<<<<

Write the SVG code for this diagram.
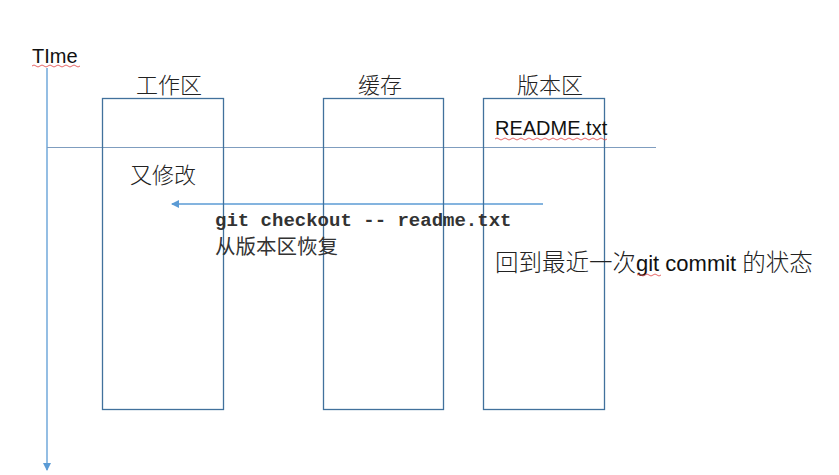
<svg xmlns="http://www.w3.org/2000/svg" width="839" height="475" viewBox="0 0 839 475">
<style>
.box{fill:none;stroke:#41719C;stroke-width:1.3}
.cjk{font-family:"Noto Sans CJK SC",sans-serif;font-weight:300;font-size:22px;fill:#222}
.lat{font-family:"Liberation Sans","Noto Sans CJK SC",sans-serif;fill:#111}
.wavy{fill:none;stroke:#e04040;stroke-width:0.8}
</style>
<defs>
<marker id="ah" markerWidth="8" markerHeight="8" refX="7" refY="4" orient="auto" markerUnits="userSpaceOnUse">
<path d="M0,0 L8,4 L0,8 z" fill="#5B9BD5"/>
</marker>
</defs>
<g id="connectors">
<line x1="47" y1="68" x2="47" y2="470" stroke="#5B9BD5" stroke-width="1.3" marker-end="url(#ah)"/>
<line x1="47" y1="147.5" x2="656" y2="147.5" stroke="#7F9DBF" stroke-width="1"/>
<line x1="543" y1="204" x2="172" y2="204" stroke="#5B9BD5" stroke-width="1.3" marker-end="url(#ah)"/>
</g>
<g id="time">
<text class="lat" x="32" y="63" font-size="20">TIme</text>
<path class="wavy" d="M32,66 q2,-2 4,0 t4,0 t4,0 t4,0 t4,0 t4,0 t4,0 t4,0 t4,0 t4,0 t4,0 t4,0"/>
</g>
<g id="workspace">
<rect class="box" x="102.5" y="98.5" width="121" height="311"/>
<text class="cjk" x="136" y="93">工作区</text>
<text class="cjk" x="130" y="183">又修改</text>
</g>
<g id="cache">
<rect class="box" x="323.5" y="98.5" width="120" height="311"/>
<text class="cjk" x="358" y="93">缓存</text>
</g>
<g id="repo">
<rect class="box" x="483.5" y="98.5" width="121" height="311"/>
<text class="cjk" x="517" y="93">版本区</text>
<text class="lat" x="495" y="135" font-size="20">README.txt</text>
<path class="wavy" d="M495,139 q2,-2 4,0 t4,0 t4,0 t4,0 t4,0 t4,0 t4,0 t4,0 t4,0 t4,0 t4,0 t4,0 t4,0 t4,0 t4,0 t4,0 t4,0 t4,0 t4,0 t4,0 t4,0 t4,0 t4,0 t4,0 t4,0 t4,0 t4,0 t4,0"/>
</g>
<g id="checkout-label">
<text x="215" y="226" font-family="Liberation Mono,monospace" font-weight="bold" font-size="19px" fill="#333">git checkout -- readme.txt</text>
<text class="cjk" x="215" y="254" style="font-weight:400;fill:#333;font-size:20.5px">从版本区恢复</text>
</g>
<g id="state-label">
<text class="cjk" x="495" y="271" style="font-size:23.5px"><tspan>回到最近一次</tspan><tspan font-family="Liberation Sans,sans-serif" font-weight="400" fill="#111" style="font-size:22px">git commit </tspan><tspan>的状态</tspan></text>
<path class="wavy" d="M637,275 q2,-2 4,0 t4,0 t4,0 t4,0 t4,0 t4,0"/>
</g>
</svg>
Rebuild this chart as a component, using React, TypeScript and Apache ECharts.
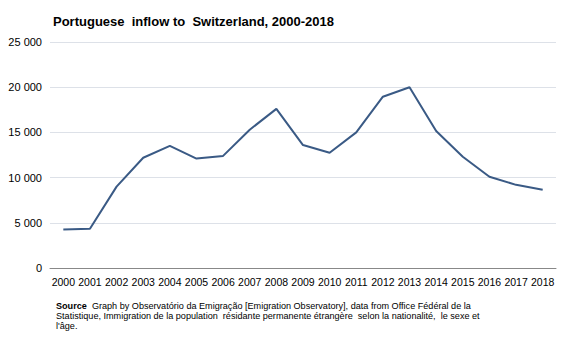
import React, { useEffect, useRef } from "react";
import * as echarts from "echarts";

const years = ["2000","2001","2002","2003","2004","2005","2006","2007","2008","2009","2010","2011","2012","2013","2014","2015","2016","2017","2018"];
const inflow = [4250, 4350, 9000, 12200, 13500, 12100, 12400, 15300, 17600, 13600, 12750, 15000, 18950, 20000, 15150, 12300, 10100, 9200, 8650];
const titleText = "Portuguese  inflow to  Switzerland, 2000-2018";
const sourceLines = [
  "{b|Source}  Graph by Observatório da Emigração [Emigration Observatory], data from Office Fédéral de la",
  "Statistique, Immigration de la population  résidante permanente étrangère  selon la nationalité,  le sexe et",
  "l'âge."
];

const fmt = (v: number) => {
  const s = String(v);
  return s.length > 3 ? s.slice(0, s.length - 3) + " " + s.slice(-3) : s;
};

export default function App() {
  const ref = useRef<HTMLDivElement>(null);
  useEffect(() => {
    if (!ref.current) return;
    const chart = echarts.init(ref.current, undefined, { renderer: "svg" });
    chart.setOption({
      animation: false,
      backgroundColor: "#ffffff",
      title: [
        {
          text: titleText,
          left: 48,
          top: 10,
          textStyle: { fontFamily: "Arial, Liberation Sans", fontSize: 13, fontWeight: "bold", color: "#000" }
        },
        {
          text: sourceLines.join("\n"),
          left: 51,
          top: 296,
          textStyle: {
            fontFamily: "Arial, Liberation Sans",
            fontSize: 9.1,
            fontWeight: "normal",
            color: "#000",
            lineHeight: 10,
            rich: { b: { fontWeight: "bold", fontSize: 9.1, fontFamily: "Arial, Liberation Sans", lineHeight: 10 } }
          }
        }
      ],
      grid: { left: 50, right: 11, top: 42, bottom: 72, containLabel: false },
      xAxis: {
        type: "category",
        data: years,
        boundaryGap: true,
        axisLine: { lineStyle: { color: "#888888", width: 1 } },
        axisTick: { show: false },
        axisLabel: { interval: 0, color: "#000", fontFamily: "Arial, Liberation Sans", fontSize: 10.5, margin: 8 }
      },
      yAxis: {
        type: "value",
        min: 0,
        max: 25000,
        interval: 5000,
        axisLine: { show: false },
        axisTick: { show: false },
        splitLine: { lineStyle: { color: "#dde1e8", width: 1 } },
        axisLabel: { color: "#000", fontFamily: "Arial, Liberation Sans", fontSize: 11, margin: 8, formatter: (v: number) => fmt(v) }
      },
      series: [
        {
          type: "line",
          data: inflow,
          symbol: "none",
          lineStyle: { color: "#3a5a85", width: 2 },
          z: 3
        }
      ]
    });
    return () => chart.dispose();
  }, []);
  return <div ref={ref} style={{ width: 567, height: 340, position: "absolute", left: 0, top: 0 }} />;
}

>>>>

Omit all pictures, and reproduce exactly the lines from the one holding "Rebuild this chart" through the one holding "import * as", both included.

§ **TASK RESPONSE**
Rebuild this chart as a component, using React, TypeScript and Apache ECharts.
import React, { useEffect, useRef } from "react";
import * as echarts from "echarts";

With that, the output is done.